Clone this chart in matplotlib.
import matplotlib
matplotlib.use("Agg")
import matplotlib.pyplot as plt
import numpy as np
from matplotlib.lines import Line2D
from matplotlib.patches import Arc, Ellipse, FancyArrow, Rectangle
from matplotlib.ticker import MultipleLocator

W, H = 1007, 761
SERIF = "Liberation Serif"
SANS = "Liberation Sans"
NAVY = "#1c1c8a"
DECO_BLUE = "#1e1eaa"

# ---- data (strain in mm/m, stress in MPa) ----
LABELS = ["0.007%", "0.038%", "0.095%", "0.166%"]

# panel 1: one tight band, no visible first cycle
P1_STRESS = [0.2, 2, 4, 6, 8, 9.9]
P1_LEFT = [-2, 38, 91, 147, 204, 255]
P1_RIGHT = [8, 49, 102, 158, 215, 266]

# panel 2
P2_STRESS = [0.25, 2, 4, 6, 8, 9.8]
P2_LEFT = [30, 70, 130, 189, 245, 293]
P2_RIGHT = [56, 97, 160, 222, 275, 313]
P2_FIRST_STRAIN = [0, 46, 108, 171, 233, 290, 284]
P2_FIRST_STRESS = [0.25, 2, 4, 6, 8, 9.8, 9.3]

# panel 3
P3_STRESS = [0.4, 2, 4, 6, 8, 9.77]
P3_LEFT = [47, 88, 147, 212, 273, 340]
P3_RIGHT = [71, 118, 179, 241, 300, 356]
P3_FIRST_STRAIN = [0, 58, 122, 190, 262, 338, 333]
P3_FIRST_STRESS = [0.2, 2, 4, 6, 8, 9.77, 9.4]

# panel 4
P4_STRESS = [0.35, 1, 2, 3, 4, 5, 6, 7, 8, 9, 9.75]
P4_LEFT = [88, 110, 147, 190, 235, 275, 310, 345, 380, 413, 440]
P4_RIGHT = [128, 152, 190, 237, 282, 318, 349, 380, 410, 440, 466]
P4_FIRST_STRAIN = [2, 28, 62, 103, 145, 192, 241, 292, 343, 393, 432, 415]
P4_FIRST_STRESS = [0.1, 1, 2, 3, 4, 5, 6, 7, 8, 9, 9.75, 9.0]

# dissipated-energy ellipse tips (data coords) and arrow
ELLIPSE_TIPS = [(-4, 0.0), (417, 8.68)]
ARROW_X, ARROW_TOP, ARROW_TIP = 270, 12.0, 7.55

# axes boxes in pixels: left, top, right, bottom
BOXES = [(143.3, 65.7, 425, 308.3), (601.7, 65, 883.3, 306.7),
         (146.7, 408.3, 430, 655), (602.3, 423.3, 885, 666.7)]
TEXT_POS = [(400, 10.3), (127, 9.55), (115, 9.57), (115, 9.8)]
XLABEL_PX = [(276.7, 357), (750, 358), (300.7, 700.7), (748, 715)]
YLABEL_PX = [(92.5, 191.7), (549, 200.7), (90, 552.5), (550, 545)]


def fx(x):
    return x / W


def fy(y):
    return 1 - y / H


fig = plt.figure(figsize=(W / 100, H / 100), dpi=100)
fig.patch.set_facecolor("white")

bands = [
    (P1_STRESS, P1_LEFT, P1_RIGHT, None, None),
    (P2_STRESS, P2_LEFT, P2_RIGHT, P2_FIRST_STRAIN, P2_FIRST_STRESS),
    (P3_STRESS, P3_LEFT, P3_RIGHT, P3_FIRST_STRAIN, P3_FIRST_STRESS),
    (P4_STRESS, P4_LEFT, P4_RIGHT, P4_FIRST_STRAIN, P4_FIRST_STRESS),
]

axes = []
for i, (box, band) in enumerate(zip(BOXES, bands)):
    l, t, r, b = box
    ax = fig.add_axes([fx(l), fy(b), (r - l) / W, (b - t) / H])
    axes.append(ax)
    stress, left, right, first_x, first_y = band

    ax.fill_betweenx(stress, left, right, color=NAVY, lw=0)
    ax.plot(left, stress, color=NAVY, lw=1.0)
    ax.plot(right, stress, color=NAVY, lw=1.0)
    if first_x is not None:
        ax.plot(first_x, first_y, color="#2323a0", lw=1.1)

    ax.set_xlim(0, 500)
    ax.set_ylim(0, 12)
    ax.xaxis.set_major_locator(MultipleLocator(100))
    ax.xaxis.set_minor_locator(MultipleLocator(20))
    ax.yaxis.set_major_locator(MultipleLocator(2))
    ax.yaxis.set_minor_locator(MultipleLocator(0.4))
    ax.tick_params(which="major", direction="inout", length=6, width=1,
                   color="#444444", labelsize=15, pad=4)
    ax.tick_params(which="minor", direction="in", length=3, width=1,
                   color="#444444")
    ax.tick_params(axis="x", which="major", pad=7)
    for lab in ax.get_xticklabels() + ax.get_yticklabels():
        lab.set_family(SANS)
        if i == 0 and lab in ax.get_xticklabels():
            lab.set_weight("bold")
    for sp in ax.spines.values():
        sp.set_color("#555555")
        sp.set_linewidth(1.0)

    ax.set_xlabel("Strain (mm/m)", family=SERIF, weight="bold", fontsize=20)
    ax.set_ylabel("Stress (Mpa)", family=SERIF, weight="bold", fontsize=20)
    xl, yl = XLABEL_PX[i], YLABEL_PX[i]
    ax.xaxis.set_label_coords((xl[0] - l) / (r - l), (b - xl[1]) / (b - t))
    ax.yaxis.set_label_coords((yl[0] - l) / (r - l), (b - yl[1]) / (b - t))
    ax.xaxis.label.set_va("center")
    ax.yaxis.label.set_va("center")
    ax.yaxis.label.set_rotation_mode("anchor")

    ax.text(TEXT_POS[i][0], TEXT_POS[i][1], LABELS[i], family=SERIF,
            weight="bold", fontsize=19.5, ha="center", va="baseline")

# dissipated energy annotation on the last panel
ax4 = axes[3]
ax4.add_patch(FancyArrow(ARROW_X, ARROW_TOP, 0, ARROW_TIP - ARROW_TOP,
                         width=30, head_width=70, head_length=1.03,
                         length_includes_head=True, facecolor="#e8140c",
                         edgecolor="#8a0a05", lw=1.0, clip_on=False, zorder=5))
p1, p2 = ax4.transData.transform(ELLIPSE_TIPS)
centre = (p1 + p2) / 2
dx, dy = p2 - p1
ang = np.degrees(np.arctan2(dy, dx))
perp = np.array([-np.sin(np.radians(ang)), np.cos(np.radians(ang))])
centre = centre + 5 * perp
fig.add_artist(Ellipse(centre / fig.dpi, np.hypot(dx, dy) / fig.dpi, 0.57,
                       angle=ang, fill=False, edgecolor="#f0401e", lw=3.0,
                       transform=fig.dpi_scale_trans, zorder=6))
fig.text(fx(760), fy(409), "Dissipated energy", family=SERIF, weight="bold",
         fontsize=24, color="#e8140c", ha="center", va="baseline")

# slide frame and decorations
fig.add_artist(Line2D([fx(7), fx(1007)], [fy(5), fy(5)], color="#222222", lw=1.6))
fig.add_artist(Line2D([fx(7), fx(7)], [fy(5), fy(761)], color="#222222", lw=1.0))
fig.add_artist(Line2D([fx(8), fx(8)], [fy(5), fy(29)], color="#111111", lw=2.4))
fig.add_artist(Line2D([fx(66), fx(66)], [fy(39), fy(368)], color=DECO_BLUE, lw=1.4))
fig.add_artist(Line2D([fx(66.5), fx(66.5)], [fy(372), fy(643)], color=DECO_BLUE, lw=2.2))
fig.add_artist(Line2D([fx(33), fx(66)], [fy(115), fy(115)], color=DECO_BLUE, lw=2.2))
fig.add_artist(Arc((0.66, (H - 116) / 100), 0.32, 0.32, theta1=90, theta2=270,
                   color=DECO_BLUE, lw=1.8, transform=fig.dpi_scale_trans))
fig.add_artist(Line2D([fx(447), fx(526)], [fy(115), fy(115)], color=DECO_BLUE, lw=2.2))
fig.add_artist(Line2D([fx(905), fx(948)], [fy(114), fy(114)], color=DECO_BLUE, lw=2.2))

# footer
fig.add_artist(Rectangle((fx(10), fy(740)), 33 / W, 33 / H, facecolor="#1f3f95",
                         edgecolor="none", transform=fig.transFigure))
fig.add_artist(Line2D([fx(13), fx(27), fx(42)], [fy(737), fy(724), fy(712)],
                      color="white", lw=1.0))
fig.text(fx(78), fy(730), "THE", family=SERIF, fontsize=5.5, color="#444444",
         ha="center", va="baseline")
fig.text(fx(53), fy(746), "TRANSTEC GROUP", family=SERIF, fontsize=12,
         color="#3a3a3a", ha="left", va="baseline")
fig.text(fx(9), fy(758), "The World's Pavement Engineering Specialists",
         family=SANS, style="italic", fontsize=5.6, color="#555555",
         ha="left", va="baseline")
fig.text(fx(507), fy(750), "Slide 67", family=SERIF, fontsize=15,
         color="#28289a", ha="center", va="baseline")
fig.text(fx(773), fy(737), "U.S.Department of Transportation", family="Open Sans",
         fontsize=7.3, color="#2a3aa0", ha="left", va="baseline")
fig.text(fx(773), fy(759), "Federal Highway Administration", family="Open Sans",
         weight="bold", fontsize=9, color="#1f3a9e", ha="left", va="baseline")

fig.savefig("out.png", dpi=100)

--------------------------------

=== THE PROBLEM ===
The required output is the exact run of lines from the beginning of the listing above to the line that contains "from matplotlib.ticker import MultipleLocator", inclusive of both.

=== THE ANSWER ===
Clone this chart in matplotlib.
import matplotlib
matplotlib.use("Agg")
import matplotlib.pyplot as plt
import numpy as np
from matplotlib.lines import Line2D
from matplotlib.patches import Arc, Ellipse, FancyArrow, Rectangle
from matplotlib.ticker import MultipleLocator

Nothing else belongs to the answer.